§ Task instructions: Copy each line of the entries beneath that contains the word "this".

§ Records shown:
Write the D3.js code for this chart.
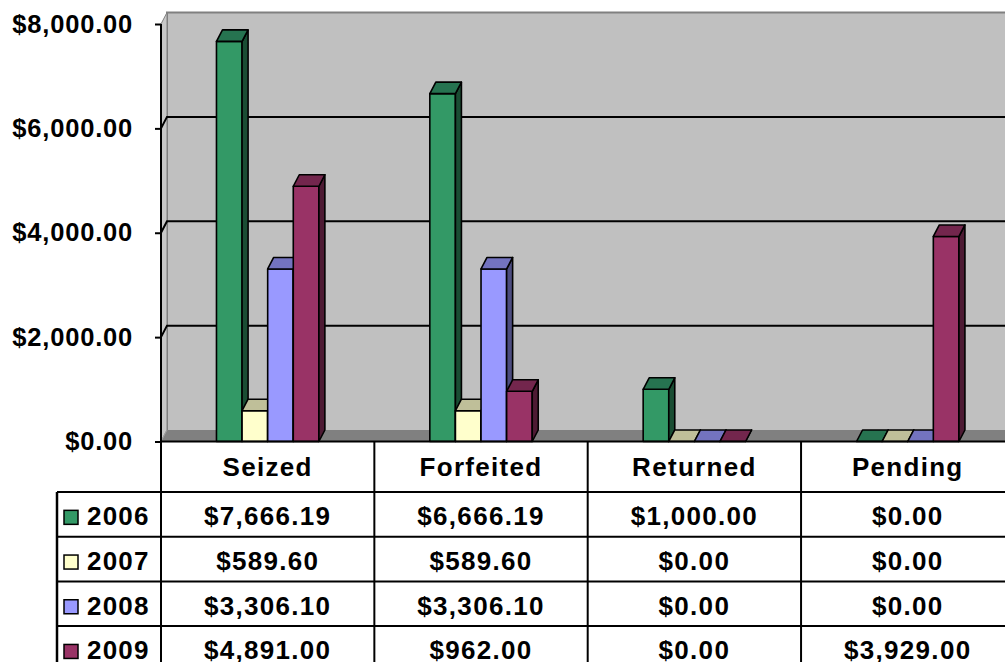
--
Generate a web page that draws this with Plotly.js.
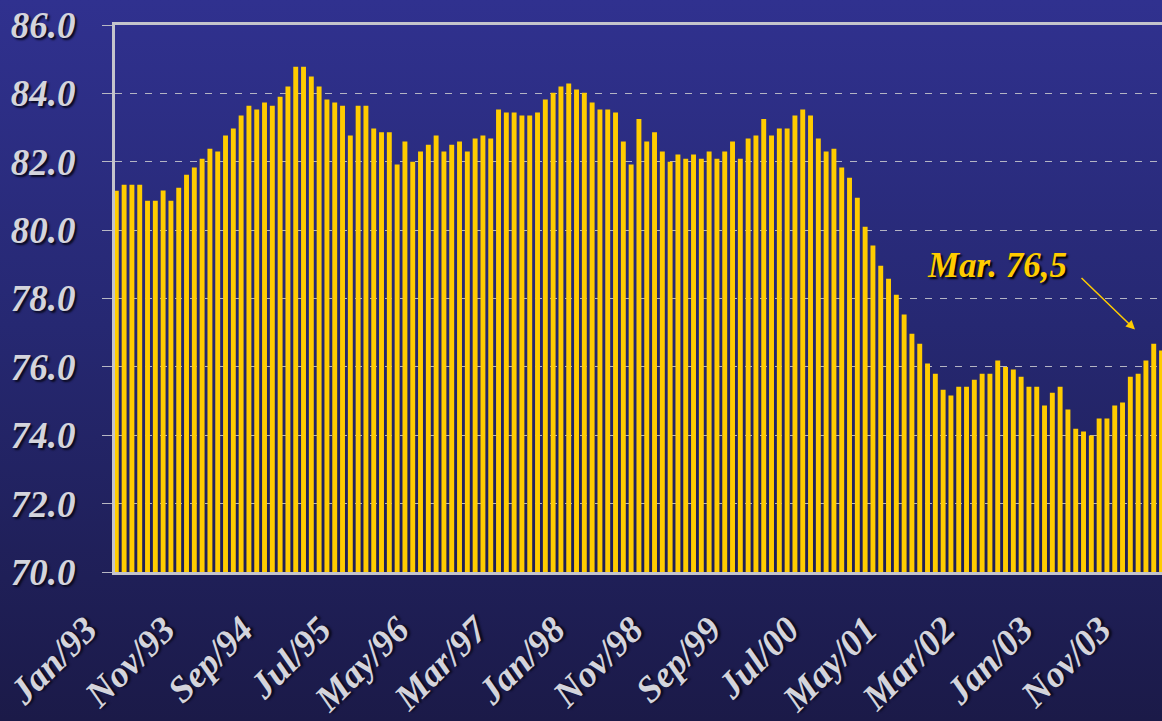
==
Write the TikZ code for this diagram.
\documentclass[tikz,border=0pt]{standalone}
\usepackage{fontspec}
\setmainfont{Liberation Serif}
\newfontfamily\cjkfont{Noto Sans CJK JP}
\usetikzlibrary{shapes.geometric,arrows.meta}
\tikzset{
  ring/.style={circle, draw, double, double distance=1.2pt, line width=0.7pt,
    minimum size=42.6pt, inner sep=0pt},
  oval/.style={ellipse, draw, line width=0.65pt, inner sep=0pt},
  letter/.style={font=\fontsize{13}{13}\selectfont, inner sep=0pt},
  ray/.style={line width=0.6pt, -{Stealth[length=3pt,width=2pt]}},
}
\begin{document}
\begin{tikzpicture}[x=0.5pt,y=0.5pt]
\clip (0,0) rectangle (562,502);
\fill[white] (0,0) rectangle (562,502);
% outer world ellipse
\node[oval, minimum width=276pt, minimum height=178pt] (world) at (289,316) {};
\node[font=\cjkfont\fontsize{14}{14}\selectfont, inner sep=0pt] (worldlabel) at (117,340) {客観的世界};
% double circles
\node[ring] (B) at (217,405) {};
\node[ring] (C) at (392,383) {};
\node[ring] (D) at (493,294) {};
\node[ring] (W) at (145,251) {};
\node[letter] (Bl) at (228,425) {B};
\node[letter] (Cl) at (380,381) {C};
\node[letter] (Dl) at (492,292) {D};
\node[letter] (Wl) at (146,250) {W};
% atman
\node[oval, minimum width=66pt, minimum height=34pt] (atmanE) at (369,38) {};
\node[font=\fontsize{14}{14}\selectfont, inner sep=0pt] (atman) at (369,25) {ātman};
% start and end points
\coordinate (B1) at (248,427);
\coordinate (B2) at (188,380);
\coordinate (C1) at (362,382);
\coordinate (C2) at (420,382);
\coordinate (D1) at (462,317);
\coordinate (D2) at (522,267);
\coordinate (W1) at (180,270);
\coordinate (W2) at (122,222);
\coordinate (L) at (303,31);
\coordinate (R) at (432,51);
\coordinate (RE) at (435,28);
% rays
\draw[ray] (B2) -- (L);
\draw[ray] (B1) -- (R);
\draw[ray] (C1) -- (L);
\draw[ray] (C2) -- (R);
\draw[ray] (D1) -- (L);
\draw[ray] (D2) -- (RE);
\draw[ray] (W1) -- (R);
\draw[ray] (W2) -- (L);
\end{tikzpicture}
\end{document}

§ Task output:
Write the D3.js code for this chart.
Generate a web page that draws this with Plotly.js.
Write the TikZ code for this diagram.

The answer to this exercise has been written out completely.